GIVEN PROBLEM — Select the lines that hold the word "this" and copy each one.
━━ RAW DATA ━━
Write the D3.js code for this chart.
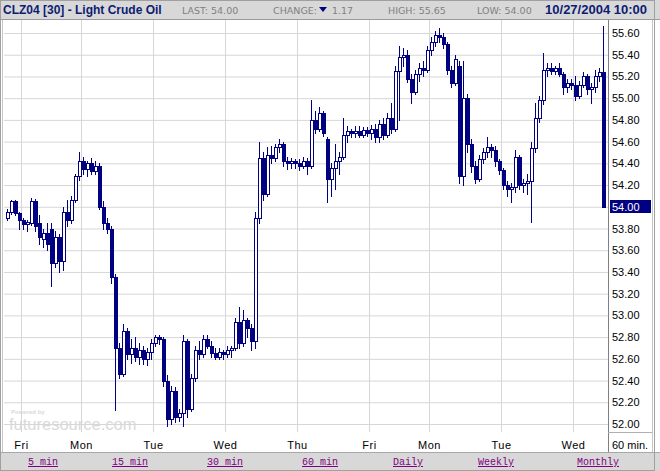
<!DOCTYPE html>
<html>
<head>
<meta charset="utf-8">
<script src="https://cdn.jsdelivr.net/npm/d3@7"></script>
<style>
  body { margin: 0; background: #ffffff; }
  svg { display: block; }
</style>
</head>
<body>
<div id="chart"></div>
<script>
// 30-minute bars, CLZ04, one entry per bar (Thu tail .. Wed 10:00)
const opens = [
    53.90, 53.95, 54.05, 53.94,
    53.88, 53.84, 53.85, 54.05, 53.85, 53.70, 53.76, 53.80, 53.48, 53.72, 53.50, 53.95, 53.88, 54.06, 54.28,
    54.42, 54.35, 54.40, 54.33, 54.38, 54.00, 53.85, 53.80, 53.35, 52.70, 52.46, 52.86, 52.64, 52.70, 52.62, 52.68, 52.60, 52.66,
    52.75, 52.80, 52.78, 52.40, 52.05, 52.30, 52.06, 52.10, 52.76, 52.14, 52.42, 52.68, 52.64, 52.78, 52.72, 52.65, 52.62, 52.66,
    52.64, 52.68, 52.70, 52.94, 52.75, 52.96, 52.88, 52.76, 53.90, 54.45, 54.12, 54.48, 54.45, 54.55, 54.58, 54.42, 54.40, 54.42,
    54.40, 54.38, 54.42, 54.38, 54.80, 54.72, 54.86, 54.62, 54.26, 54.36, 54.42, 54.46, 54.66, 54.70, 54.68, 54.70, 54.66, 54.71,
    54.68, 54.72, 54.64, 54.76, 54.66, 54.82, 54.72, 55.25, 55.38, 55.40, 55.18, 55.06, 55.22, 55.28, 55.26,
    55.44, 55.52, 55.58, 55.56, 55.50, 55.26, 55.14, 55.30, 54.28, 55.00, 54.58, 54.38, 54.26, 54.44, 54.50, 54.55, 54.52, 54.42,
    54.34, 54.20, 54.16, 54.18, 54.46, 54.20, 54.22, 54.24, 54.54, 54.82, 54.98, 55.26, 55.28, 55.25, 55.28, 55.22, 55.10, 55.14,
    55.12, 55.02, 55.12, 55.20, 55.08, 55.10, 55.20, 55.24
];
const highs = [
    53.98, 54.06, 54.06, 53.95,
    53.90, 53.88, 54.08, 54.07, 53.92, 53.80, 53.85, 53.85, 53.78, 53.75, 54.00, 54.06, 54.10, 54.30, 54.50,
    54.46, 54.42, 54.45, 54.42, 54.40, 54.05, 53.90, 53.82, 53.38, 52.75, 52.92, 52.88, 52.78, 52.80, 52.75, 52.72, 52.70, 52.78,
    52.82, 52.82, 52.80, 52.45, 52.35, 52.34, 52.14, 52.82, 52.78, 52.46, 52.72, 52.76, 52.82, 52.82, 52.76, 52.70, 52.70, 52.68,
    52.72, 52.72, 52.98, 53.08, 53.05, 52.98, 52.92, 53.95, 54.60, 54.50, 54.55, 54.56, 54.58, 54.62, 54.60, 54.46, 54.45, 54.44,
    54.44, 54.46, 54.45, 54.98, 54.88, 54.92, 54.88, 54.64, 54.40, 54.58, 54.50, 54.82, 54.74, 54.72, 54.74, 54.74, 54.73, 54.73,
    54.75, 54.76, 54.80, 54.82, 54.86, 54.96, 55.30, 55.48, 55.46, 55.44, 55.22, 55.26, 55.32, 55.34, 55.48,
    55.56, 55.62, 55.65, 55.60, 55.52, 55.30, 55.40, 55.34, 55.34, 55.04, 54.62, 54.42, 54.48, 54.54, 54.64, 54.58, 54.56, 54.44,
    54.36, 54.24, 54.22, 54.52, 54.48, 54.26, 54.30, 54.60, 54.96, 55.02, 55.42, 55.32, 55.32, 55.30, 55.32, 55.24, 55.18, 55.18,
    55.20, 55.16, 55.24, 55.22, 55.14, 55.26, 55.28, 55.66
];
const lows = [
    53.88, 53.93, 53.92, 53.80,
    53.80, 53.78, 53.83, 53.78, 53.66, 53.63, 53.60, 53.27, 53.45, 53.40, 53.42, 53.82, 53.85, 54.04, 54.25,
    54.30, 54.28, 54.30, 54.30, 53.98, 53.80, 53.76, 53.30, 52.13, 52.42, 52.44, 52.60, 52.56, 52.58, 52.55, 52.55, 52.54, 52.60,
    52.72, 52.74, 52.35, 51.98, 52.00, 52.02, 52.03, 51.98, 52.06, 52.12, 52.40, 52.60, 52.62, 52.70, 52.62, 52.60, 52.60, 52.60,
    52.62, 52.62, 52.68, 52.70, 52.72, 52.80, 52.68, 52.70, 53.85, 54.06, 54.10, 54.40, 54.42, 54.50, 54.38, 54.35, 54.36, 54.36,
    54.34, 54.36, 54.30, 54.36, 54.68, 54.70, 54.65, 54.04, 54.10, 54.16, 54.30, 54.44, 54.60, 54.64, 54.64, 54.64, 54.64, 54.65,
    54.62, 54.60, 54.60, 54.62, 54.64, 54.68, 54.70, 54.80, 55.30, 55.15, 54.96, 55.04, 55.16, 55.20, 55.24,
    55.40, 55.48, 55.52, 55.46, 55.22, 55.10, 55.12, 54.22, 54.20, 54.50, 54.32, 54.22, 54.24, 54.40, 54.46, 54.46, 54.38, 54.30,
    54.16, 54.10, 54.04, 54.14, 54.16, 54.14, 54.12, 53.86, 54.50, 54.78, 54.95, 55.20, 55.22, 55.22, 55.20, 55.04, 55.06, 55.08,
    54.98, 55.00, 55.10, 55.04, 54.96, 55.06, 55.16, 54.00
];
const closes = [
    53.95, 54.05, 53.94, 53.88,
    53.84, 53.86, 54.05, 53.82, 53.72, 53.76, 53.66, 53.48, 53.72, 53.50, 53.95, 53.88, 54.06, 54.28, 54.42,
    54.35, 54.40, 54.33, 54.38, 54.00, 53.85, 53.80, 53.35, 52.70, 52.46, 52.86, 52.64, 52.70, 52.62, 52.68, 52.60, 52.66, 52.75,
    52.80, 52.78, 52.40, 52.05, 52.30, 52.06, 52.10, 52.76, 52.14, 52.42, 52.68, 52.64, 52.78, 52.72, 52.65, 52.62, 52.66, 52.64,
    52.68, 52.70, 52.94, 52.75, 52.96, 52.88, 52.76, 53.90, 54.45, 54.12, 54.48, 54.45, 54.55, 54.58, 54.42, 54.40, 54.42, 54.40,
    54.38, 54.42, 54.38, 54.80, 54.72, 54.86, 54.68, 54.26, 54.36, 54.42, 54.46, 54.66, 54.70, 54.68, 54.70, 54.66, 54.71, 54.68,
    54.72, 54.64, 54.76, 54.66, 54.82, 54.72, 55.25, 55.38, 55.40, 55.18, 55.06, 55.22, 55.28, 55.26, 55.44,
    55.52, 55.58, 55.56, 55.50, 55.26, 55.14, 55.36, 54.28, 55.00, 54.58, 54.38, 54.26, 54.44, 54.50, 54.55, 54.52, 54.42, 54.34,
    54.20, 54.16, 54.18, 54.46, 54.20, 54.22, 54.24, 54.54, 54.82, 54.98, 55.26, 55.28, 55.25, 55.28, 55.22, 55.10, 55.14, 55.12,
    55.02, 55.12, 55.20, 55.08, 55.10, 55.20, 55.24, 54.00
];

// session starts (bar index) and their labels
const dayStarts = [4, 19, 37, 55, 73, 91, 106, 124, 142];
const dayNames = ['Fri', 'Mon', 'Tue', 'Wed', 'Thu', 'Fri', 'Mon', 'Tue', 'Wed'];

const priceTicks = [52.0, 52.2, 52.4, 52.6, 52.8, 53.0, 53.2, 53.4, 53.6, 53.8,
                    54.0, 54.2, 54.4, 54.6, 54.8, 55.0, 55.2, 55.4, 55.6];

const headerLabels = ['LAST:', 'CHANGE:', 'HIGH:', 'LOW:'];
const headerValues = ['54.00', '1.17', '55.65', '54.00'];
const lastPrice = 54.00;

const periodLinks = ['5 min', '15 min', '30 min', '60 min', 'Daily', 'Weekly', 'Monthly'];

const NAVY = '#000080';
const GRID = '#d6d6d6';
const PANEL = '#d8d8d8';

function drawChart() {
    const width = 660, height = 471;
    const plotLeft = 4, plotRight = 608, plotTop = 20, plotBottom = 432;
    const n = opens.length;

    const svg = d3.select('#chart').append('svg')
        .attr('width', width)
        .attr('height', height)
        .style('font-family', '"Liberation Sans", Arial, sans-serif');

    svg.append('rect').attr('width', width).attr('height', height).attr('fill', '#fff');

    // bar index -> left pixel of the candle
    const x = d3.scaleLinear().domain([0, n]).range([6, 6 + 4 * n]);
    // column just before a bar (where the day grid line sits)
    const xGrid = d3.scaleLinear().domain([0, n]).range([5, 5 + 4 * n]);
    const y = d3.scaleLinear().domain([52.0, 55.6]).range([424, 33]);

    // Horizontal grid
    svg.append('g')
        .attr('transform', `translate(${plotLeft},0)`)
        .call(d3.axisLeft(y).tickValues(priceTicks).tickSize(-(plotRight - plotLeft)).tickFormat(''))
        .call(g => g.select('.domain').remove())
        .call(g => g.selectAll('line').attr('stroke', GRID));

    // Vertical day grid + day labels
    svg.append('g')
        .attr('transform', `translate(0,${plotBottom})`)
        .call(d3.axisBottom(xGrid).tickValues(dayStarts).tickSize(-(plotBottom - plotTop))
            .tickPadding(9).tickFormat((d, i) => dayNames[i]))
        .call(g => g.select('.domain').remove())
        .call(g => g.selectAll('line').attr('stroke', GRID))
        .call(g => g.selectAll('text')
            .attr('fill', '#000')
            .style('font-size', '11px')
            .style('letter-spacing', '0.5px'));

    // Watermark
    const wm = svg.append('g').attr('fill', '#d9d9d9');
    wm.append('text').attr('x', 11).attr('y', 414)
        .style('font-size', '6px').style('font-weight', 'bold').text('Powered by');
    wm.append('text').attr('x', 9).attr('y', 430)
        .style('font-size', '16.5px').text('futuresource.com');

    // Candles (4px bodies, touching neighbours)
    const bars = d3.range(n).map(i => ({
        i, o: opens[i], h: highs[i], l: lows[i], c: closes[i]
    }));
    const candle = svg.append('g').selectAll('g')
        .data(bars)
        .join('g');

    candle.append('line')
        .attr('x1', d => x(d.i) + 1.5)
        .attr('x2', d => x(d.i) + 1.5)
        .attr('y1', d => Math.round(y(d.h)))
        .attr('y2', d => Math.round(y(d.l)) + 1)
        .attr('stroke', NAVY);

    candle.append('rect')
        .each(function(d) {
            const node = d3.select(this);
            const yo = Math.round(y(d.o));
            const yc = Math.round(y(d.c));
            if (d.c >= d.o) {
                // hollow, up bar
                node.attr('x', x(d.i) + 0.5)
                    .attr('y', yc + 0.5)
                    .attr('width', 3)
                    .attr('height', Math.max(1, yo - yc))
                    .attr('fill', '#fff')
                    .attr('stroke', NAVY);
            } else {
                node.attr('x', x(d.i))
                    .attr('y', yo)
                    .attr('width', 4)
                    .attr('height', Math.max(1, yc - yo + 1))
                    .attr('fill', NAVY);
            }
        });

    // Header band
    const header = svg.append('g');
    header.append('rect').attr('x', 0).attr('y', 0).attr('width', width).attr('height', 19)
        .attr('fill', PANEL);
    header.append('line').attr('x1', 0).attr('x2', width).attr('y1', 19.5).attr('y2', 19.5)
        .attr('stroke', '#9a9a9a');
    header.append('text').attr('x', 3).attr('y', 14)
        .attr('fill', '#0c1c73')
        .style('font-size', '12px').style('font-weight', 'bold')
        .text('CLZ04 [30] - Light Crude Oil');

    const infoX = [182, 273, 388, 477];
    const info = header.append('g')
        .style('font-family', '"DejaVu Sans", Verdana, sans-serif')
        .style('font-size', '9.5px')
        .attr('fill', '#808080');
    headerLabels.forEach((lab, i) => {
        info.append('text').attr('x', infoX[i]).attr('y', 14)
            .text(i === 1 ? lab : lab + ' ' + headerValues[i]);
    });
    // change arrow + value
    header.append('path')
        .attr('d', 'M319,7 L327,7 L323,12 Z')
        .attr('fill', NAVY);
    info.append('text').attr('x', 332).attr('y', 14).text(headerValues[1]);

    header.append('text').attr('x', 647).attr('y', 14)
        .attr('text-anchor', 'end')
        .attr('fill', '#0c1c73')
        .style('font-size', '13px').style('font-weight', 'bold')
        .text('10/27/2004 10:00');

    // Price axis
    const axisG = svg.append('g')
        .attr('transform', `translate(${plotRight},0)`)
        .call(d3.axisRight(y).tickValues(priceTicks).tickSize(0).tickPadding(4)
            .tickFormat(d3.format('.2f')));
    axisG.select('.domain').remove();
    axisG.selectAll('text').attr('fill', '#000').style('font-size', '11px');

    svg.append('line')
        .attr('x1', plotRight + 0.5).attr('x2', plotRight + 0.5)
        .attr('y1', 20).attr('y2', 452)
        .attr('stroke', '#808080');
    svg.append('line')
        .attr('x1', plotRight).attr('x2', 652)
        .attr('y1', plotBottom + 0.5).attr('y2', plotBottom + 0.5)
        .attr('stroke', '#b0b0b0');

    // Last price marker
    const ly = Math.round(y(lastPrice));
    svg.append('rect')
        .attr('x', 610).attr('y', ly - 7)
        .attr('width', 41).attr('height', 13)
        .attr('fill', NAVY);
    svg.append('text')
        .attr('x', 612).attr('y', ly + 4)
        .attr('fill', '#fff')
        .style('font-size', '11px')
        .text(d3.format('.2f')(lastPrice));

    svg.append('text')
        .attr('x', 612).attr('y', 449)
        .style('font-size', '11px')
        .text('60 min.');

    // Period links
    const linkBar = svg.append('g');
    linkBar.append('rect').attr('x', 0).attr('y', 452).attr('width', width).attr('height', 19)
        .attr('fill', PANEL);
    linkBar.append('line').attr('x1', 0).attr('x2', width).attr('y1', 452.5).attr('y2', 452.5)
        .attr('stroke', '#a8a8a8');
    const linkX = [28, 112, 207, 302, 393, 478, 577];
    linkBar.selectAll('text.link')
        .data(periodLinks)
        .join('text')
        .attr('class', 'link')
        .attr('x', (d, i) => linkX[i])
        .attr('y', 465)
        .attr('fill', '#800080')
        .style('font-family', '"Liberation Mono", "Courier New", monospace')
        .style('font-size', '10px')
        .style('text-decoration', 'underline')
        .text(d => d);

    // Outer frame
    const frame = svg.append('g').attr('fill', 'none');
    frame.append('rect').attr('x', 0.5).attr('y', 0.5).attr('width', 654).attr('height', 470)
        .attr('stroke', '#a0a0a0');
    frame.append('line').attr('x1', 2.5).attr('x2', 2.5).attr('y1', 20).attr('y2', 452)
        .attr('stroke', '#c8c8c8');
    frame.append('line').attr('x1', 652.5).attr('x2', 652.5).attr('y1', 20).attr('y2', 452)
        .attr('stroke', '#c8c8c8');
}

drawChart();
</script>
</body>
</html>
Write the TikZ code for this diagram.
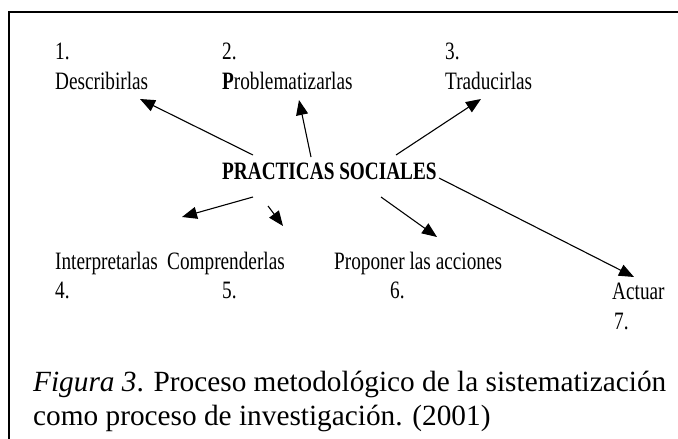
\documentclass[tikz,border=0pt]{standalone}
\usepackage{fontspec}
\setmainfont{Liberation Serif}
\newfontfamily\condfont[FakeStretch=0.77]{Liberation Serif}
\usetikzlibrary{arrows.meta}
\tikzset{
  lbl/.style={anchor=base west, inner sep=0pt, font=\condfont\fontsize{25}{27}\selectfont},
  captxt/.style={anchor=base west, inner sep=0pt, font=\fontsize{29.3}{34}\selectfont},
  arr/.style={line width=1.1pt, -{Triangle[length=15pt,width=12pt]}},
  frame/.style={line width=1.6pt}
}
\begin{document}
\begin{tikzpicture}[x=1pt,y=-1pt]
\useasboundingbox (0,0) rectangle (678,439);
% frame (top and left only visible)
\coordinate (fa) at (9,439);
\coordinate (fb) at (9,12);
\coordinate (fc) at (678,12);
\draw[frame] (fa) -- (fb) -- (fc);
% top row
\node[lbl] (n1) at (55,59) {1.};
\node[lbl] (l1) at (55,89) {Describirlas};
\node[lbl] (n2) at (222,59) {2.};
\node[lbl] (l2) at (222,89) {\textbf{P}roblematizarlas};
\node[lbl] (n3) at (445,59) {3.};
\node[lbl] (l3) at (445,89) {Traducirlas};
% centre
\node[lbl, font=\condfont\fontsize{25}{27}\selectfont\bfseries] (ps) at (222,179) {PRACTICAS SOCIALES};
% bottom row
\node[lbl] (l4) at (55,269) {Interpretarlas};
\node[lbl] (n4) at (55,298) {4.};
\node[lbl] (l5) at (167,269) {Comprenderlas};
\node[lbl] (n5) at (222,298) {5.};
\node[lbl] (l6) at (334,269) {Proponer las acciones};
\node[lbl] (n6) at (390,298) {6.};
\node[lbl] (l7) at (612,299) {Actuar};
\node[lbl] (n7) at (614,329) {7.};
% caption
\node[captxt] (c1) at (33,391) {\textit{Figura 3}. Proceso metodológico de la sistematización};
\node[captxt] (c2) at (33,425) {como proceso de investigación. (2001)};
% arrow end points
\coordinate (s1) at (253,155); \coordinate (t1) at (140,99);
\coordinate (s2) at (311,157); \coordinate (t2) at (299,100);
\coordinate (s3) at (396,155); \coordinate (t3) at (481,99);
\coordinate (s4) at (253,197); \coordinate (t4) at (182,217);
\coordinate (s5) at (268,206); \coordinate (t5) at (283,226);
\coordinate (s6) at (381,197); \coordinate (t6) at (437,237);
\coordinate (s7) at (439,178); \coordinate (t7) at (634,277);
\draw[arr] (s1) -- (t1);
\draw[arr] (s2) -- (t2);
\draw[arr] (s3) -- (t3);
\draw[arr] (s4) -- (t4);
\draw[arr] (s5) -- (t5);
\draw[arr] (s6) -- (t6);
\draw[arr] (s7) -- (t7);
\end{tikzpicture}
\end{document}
━━━
ANSWER TO THE PROBLEM —
Write the D3.js code for this chart.
            const node = d3.select(this);
Write the TikZ code for this diagram.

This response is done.